I have worked with (or under) about half a dozen permanent secretaries and a number of other senior civil servants. All of them were risk-averse, professionally cautious and meticulous about detail, particularly in financial matters.

No permanent secretary whom I knew would have failed to warn the minister of the scheme’s risks. Anyone can make a mistake, but the heating initiative smacks more of political greed gone wrong, than civil service incompetence.

Stormont’s attempt to replicate cute hoorism is founded on its 16 special advisers (Spads), secretly appointed on a salary of up to £90,000.

The argument against direct rule was that unelected civil servants ran the place. Now unelected Spads run the place, often (but not always) without the same understanding of government accountancy, or the same eye for financial and ethical detail. Arlene and Martin have eight Spads between them. The Welsh assembly has eight in total.

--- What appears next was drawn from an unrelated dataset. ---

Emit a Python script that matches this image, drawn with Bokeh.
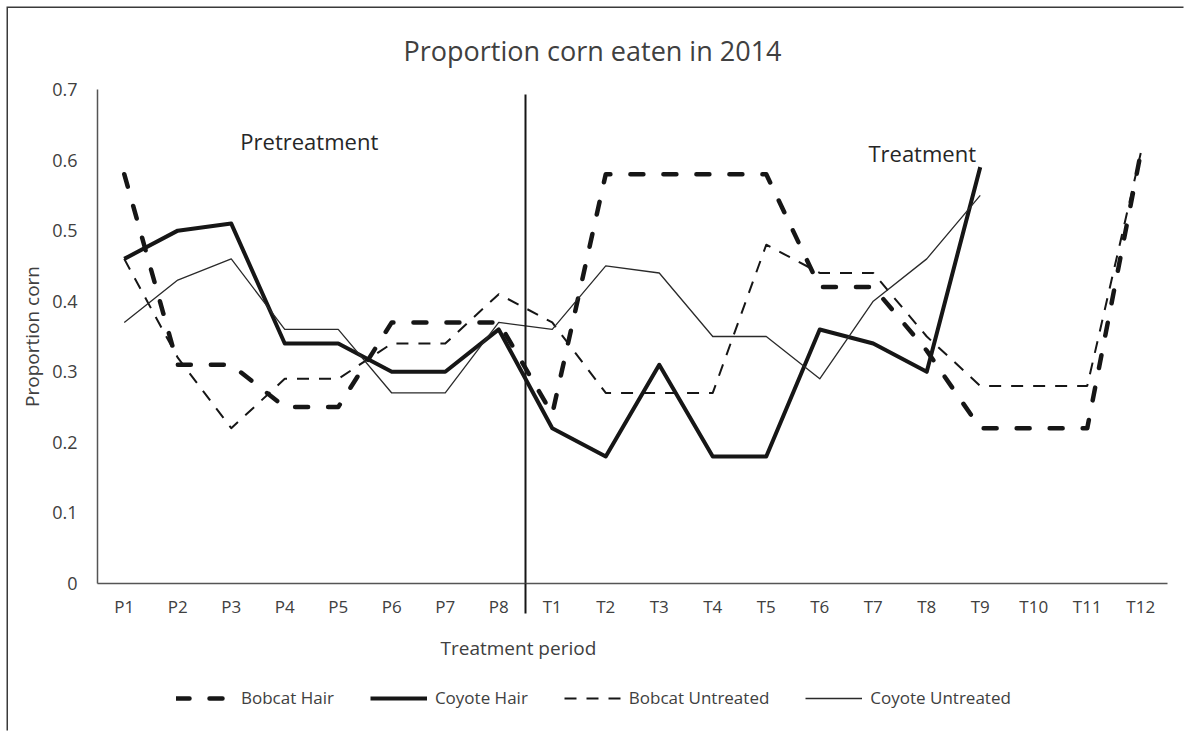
from bokeh.plotting import figure
from bokeh.layouts import column
from bokeh.models import Range1d, FixedTicker, Legend, LegendItem, Label, Title
from bokeh.embed import file_html
from bokeh.resources import INLINE

# ---------------- data ----------------
pre_periods = ["P1", "P2", "P3", "P4", "P5", "P6", "P7", "P8"]
trt_periods = ["T1", "T2", "T3", "T4", "T5", "T6", "T7", "T8", "T9", "T10", "T11", "T12"]
periods = pre_periods + trt_periods

bobcat_hair = [0.58, 0.31, 0.31, 0.25, 0.25, 0.37, 0.37, 0.37,
               0.24, 0.58, 0.58, 0.58, 0.58, 0.42, 0.42, 0.33, 0.22, 0.22, 0.22, 0.61]
coyote_hair = [0.46, 0.50, 0.51, 0.34, 0.34, 0.30, 0.30, 0.36,
               0.22, 0.18, 0.31, 0.18, 0.18, 0.36, 0.34, 0.30, 0.59]
bobcat_untreated = [0.46, 0.32, 0.22, 0.29, 0.29, 0.34, 0.34, 0.41,
                    0.37, 0.27, 0.27, 0.27, 0.48, 0.44, 0.44, 0.35, 0.28, 0.28, 0.28, 0.61]
coyote_untreated = [0.37, 0.43, 0.46, 0.36, 0.36, 0.27, 0.27, 0.37,
                    0.36, 0.45, 0.44, 0.35, 0.35, 0.29, 0.40, 0.46, 0.55]

y_ticks = [0, 0.1, 0.2, 0.3, 0.4, 0.5, 0.6, 0.7]
y_tick_labels = ["0", "0.1", "0.2", "0.3", "0.4", "0.5", "0.6", "0.7"]

title_text = "Proportion corn eaten in 2014"
x_label = "Treatment period"
y_label = "Proportion corn"
series_names = ["Bobcat Hair", "Coyote Hair", "Bobcat Untreated", "Coyote Untreated"]

# ---------------- styling ----------------
FONT = "Open Sans"
TXT = "#404040"
INK = "#161616"
AX = "#555555"

# (name, line_width, line_dash, line_cap, color)
styles = [
    (series_names[0], 4.5, "13 20", "round", INK),
    (series_names[1], 4.0, "solid", "butt", INK),
    (series_names[2], 2.0, "12 10", "butt", INK),
    (series_names[3], 1.3, "solid", "butt", "#2a2a2a"),
]
series_values = [bobcat_hair, coyote_hair, bobcat_untreated, coyote_untreated]

xs = list(range(1, len(periods) + 1))
sep_x = len(pre_periods) + 0.5

# ---------------- main chart ----------------
p = figure(width=1177, height=675, output_backend="svg", toolbar_location=None,
           x_range=Range1d(0.5, len(periods) + 0.5), y_range=Range1d(0, 0.7),
           min_border_left=89, min_border_right=18, min_border_top=80, min_border_bottom=100)
p.outline_line_color = None
p.xgrid.visible = False
p.ygrid.visible = False
p.background_fill_color = "white"
p.border_fill_color = "white"

p.title.text = title_text
p.title.align = "left"
p.title.offset = 306
p.title.standoff = 42
p.title.text_font = FONT
p.title.text_font_size = "27px"
p.title.text_font_style = "normal"
p.title.text_color = TXT

xa = p.xaxis[0]
xa.ticker = FixedTicker(ticks=xs, minor_ticks=[sep_x])
xa.major_label_overrides = {i: lab for i, lab in zip(xs, periods)}
xa.major_tick_line_color = None
xa.minor_tick_in = 0
xa.minor_tick_out = 30
xa.minor_tick_line_color = INK
xa.minor_tick_line_width = 2
xa.axis_line_color = AX
xa.axis_line_width = 1.5
xa.major_label_standoff = -19
xa.major_label_text_font = FONT
xa.major_label_text_font_size = "17px"
xa.major_label_text_color = TXT

ya = p.yaxis[0]
ya.ticker = FixedTicker(ticks=y_ticks)
ya.bounds = (0, 0.7)
ya.major_label_overrides = {t: lab for t, lab in zip(y_ticks, y_tick_labels)}
ya.major_tick_line_color = None
ya.minor_tick_line_color = None
ya.axis_line_color = AX
ya.axis_line_width = 1.5
ya.major_label_standoff = 14
ya.major_label_text_font = FONT
ya.major_label_text_font_size = "18px"
ya.major_label_text_color = TXT
ya.axis_label = y_label
ya.axis_label_text_font = FONT
ya.axis_label_text_font_size = "19px"
ya.axis_label_text_font_style = "normal"
ya.axis_label_text_color = TXT
ya.axis_label_standoff = 4

for (name, lw, dash, cap, col), vals in zip(styles, series_values):
    p.line(xs[:len(vals)], vals, line_color=col, line_width=lw, line_dash=dash,
           line_cap=cap, line_join="round")

# separator between pretreatment and treatment periods
p.segment(x0=[sep_x], y0=[0], x1=[sep_x], y1=[0.693], line_color=INK, line_width=2)

p.add_layout(Label(x=3.17, y=0.627, text="Pretreatment", text_font=FONT, text_font_size="22px",
                   text_color="#262626", text_align="left", text_baseline="middle"))
p.add_layout(Label(x=14.91, y=0.61, text="Treatment", text_font=FONT, text_font_size="22px",
                   text_color="#262626", text_align="left", text_baseline="middle"))

p.add_layout(Title(text=x_label, align="left", offset=343, standoff=24, text_font=FONT,
                   text_font_size="19px", text_font_style="normal", text_color=TXT), "below")

# ---------------- legend strip ----------------
# same series as proxies for the legend swatches; the strip's view range keeps them out of sight
lf = figure(width=1177, height=49, output_backend="svg", toolbar_location=None,
            x_range=Range1d(-1, 0), y_range=Range1d(0, 1), x_axis_type=None, y_axis_type=None,
            min_border=0, min_border_left=0, min_border_right=0, min_border_top=0,
            min_border_bottom=0)
lf.outline_line_color = None
lf.xgrid.visible = False
lf.ygrid.visible = False
lf.background_fill_color = "white"
lf.border_fill_color = "white"

items = []
for (name, lw, dash, cap, col), vals in zip(styles, series_values):
    r = lf.line(xs[:len(vals)], vals, line_color=col, line_width=lw, line_dash=dash,
                line_cap=cap)
    items.append(LegendItem(label=name, renderers=[r]))

legend = Legend(items=items, orientation="horizontal", location=(79, 23), glyph_width=57,
                glyph_height=20, label_standoff=8, spacing=36, padding=0, margin=0,
                border_line_color=None, background_fill_alpha=0, label_text_font=FONT,
                label_text_font_size="17px", label_text_color=TXT, label_text_baseline="middle")
lf.add_layout(legend)

layout = column(p, lf, spacing=0)
layout.styles = {"margin-left": "8px", "margin-top": "8px",
                 "box-shadow": "-1.5px -1.5px 0px 0px #3a3a3a"}

open("out.html", "w").write(file_html(layout, INLINE))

Politics now permeates (some might say contaminates) the civil service. Most Spads carry more weight than permanent secretaries on policy direction and in advising civil servants on how to prepare ministerial answers to assembly questions.

We do not know who authorized the many flaws in the RHI scheme, but it is unlikely to have been civil servants. The answer can best be found by following the money to those who benefitted.

All Stormont’s leading politicians (except Jim Allister) supported the introduction of the current Stormont system. This column has long suggested that institutionalised sectarianism is no way to run a  government. It facilitates mutual maladministration, often under the pretence of peace and always in the knowledge that a petition of concern can block any investigation.

Bringing Arlene Foster to the Public Accounts Committee, without changing the Stormont system, is the equivalent of stamp collecting. All that will happen is that those in power will have learned the first law in the noble Irish art of cute hoorism. It states that even in Irish politics, arrogance is no substitute for cuteness.